THE TASK:
Copy each line below exactly and leave the pictures out.

++++ MATERIAL ++++

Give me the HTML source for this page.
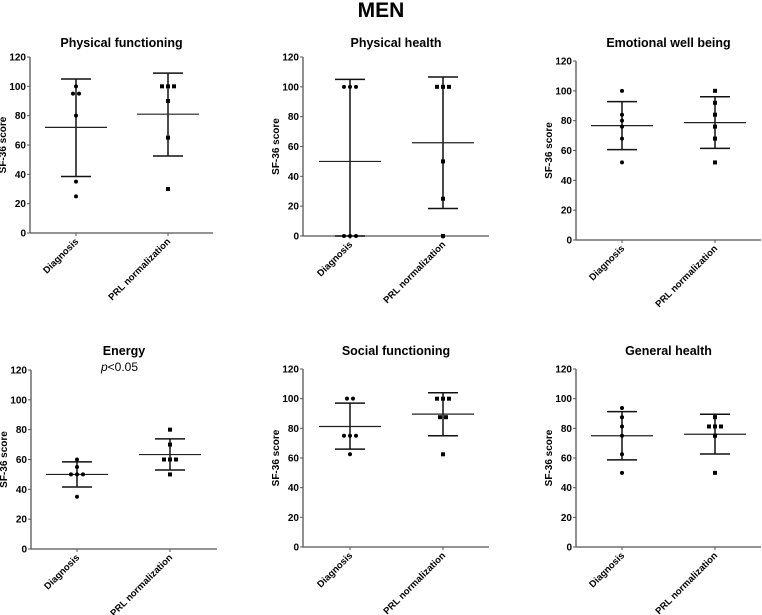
<!DOCTYPE html>
<html><head><meta charset="utf-8">
<style>
body{margin:0;background:#fff;}
svg{display:block;font-family:"Liberation Sans",Arial,sans-serif;}
</style></head>
<body>
<svg id="chart" width="762" height="615" viewBox="0 0 762 615">
<text x="381" y="17" text-anchor="middle" font-size="21" font-weight="bold">MEN</text>
</svg>
<script>
const titles = ["Physical functioning","Physical health","Emotional well being","Energy","Social functioning","General health"];
const groups = ["Diagnosis","PRL normalization"];
const yTicks = [0,20,40,60,80,100,120];
const dxValues = [
 [100,95,95,80,35,25],
 [100,100,100,0,0,0],
 [100,84,80,76,68,52],
 [60,55,50,50,50,35],
 [100,100,75,75,75,62.5],
 [93.75,87.5,81.25,75,62.5,50]
];
const prlValues = [
 [100,100,100,90,65,30],
 [100,100,100,50,25,0],
 [100,92,84,76,68,52],
 [80,70,60,60,60,50],
 [100,100,100,87.5,87.5,62.5],
 [87.5,81.25,81.25,81.25,75,50]
];
const dxMean = [72,50,76.7,50,81.25,75];
const dxUpper = [105,105,92.8,58.4,97,91.3];
const dxLower = [38.5,0,60.6,41.6,66,58.7];
const prlMean = [81,62.5,78.7,63.3,89.6,76];
const prlUpper = [109,106.6,96,73.8,104,89.5];
const prlLower = [52.5,18.4,61.4,53,75,62.7];
const notes = ["","","","p<0.05","",""];

const layout = [
 {ax:30,top:57,bot:233,xend:213,x1:76,x2:168,ty:47},
 {ax:303,top:57,bot:236,xend:489,x1:350,x2:443,ty:47},
 {ax:576,top:61,bot:240,xend:761,x1:622,x2:715,ty:47},
 {ax:31,top:370,bot:549,xend:217,x1:77,x2:170,ty:355},
 {ax:303,top:369,bot:547,xend:489,x1:350,x2:443,ty:355},
 {ax:576,top:369,bot:547,xend:761,x1:622,x2:715,ty:355}
];
const NS="http://www.w3.org/2000/svg";
const svg=document.getElementById('chart');
function mk(tag,attrs,parent){const e=document.createElementNS(NS,tag);for(const k in attrs)e.setAttribute(k,attrs[k]);(parent||svg).appendChild(e);return e;}

titles.forEach((t,i)=>{
  const L=layout[i];
  const g=mk('g',{});
  
  
  const y=v=>L.bot-(v/120)*(L.bot-L.top);
  const tt=mk('text',{x:(L.ax+L.xend)/2,y:L.ty,'text-anchor':'middle','font-size':'12.5','font-weight':'bold'},g);
  tt.textContent=t;
  
  
  if(notes[i]){
    const n=mk('text',{x:(L.x1+L.x2)/2-4,y:L.ty+16,'text-anchor':'middle','font-size':'12'},g);
    n.innerHTML='<tspan font-style="italic">p</tspan>&lt;0.05';
    
    
  }
  const ya=mk('line',{x1:L.ax,y1:L.top,x2:L.ax,y2:L.bot,stroke:'#555','stroke-width':1.3},g);
  
  
  const xa=mk('line',{x1:L.ax,y1:L.bot,x2:L.xend,y2:L.bot,stroke:'#555','stroke-width':1.3},g);
  
  
  yTicks.forEach(v=>{
    mk('line',{x1:L.ax-3,y1:y(v),x2:L.ax,y2:y(v),stroke:'#555'},g);
    const tl=mk('text',{x:L.ax-4,y:y(v)+3.5,'text-anchor':'end','font-size':'10','font-weight':'bold'},g);
    tl.textContent=v;
    
    
  });
  const yl=mk('text',{x:0,y:0,'text-anchor':'middle','font-size':'10','font-weight':'bold',transform:`translate(${L.ax-24},${(L.top+L.bot)/2}) rotate(-90)`},g);
  yl.textContent='SF-36 score';
  
  
  [L.x1,L.x2].forEach((gx,k)=>{
    mk('line',{x1:gx,y1:L.bot,x2:gx,y2:L.bot+3,stroke:'#555'},g);
    const xl=mk('text',{x:0,y:0,'text-anchor':'end','font-size':'9.5','font-weight':'bold',transform:`translate(${gx+3},${L.bot+9}) rotate(-45)`},g);
    xl.textContent=groups[k];
    
    
  });
  const sets=[[dxValues[i],dxMean[i],dxUpper[i],dxLower[i],L.x1,'circle'],[prlValues[i],prlMean[i],prlUpper[i],prlLower[i],L.x2,'square']];
  sets.forEach(([vals,m,u,lo,gx,shape],k)=>{
    const eb=mk('g',{stroke:'#111','stroke-width':1.5},g);
    
    
    mk('line',{x1:gx,y1:y(u),x2:gx,y2:y(lo)},eb);
    mk('line',{x1:gx-15,y1:y(u),x2:gx+15,y2:y(u)},eb);
    mk('line',{x1:gx-15,y1:y(lo),x2:gx+15,y2:y(lo)},eb);
    const ml=mk('line',{x1:gx-31,y1:y(m),x2:gx+31,y2:y(m),stroke:'#222','stroke-width':1.2},g);
    
    
    const counts={};vals.forEach(v=>counts[v]=(counts[v]||0)+1);
    const seen={};
    vals.forEach(v=>{
      const n=counts[v];const idx=seen[v]=(seen[v]||0);seen[v]++;
      const px=gx+(idx-(n-1)/2)*6;const py=y(v);
      let d;
      if(shape==='circle') d=mk('circle',{cx:px,cy:py,r:2,fill:'#000'},g);
      else d=mk('rect',{x:px-2,y:py-2,width:4,height:4,fill:'#000'},g);
      
      
    });
  });
});
</script>
</body></html>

++++

COMPLETED EXERCISE:
Give me the HTML source for this page.
<!DOCTYPE html>
<html><head><meta charset="utf-8">
<style>
body{margin:0;background:#fff;}
svg{display:block;font-family:"Liberation Sans",Arial,sans-serif;}
</style></head>
<body>
<svg id="chart" width="762" height="615" viewBox="0 0 762 615">
<text x="381" y="17" text-anchor="middle" font-size="21" font-weight="bold">MEN</text>
</svg>
<script>
const titles = ["Physical functioning","Physical health","Emotional well being","Energy","Social functioning","General health"];
const groups = ["Diagnosis","PRL normalization"];
const yTicks = [0,20,40,60,80,100,120];
const dxValues = [
 [100,95,95,80,35,25],
 [100,100,100,0,0,0],
 [100,84,80,76,68,52],
 [60,55,50,50,50,35],
 [100,100,75,75,75,62.5],
 [93.75,87.5,81.25,75,62.5,50]
];
const prlValues = [
 [100,100,100,90,65,30],
 [100,100,100,50,25,0],
 [100,92,84,76,68,52],
 [80,70,60,60,60,50],
 [100,100,100,87.5,87.5,62.5],
 [87.5,81.25,81.25,81.25,75,50]
];
const dxMean = [72,50,76.7,50,81.25,75];
const dxUpper = [105,105,92.8,58.4,97,91.3];
const dxLower = [38.5,0,60.6,41.6,66,58.7];
const prlMean = [81,62.5,78.7,63.3,89.6,76];
const prlUpper = [109,106.6,96,73.8,104,89.5];
const prlLower = [52.5,18.4,61.4,53,75,62.7];
const notes = ["","","","p<0.05","",""];

const layout = [
 {ax:30,top:57,bot:233,xend:213,x1:76,x2:168,ty:47},
 {ax:303,top:57,bot:236,xend:489,x1:350,x2:443,ty:47},
 {ax:576,top:61,bot:240,xend:761,x1:622,x2:715,ty:47},
 {ax:31,top:370,bot:549,xend:217,x1:77,x2:170,ty:355},
 {ax:303,top:369,bot:547,xend:489,x1:350,x2:443,ty:355},
 {ax:576,top:369,bot:547,xend:761,x1:622,x2:715,ty:355}
];
const NS="http://www.w3.org/2000/svg";
const svg=document.getElementById('chart');
function mk(tag,attrs,parent){const e=document.createElementNS(NS,tag);for(const k in attrs)e.setAttribute(k,attrs[k]);(parent||svg).appendChild(e);return e;}

titles.forEach((t,i)=>{
  const L=layout[i];
  const g=mk('g',{});
  
  
  const y=v=>L.bot-(v/120)*(L.bot-L.top);
  const tt=mk('text',{x:(L.ax+L.xend)/2,y:L.ty,'text-anchor':'middle','font-size':'12.5','font-weight':'bold'},g);
  tt.textContent=t;
  
  
  if(notes[i]){
    const n=mk('text',{x:(L.x1+L.x2)/2-4,y:L.ty+16,'text-anchor':'middle','font-size':'12'},g);
    n.innerHTML='<tspan font-style="italic">p</tspan>&lt;0.05';
    
    
  }
  const ya=mk('line',{x1:L.ax,y1:L.top,x2:L.ax,y2:L.bot,stroke:'#555','stroke-width':1.3},g);
  
  
  const xa=mk('line',{x1:L.ax,y1:L.bot,x2:L.xend,y2:L.bot,stroke:'#555','stroke-width':1.3},g);
  
  
  yTicks.forEach(v=>{
    mk('line',{x1:L.ax-3,y1:y(v),x2:L.ax,y2:y(v),stroke:'#555'},g);
    const tl=mk('text',{x:L.ax-4,y:y(v)+3.5,'text-anchor':'end','font-size':'10','font-weight':'bold'},g);
    tl.textContent=v;
    
    
  });
  const yl=mk('text',{x:0,y:0,'text-anchor':'middle','font-size':'10','font-weight':'bold',transform:`translate(${L.ax-24},${(L.top+L.bot)/2}) rotate(-90)`},g);
  yl.textContent='SF-36 score';
  
  
  [L.x1,L.x2].forEach((gx,k)=>{
    mk('line',{x1:gx,y1:L.bot,x2:gx,y2:L.bot+3,stroke:'#555'},g);
    const xl=mk('text',{x:0,y:0,'text-anchor':'end','font-size':'9.5','font-weight':'bold',transform:`translate(${gx+3},${L.bot+9}) rotate(-45)`},g);
    xl.textContent=groups[k];
    
    
  });
  const sets=[[dxValues[i],dxMean[i],dxUpper[i],dxLower[i],L.x1,'circle'],[prlValues[i],prlMean[i],prlUpper[i],prlLower[i],L.x2,'square']];
  sets.forEach(([vals,m,u,lo,gx,shape],k)=>{
    const eb=mk('g',{stroke:'#111','stroke-width':1.5},g);
    
    
    mk('line',{x1:gx,y1:y(u),x2:gx,y2:y(lo)},eb);
    mk('line',{x1:gx-15,y1:y(u),x2:gx+15,y2:y(u)},eb);
    mk('line',{x1:gx-15,y1:y(lo),x2:gx+15,y2:y(lo)},eb);
    const ml=mk('line',{x1:gx-31,y1:y(m),x2:gx+31,y2:y(m),stroke:'#222','stroke-width':1.2},g);
    
    
    const counts={};vals.forEach(v=>counts[v]=(counts[v]||0)+1);
    const seen={};
    vals.forEach(v=>{
      const n=counts[v];const idx=seen[v]=(seen[v]||0);seen[v]++;
      const px=gx+(idx-(n-1)/2)*6;const py=y(v);
      let d;
      if(shape==='circle') d=mk('circle',{cx:px,cy:py,r:2,fill:'#000'},g);
      else d=mk('rect',{x:px-2,y:py-2,width:4,height:4,fill:'#000'},g);
      
      
    });
  });
});
</script>
</body></html>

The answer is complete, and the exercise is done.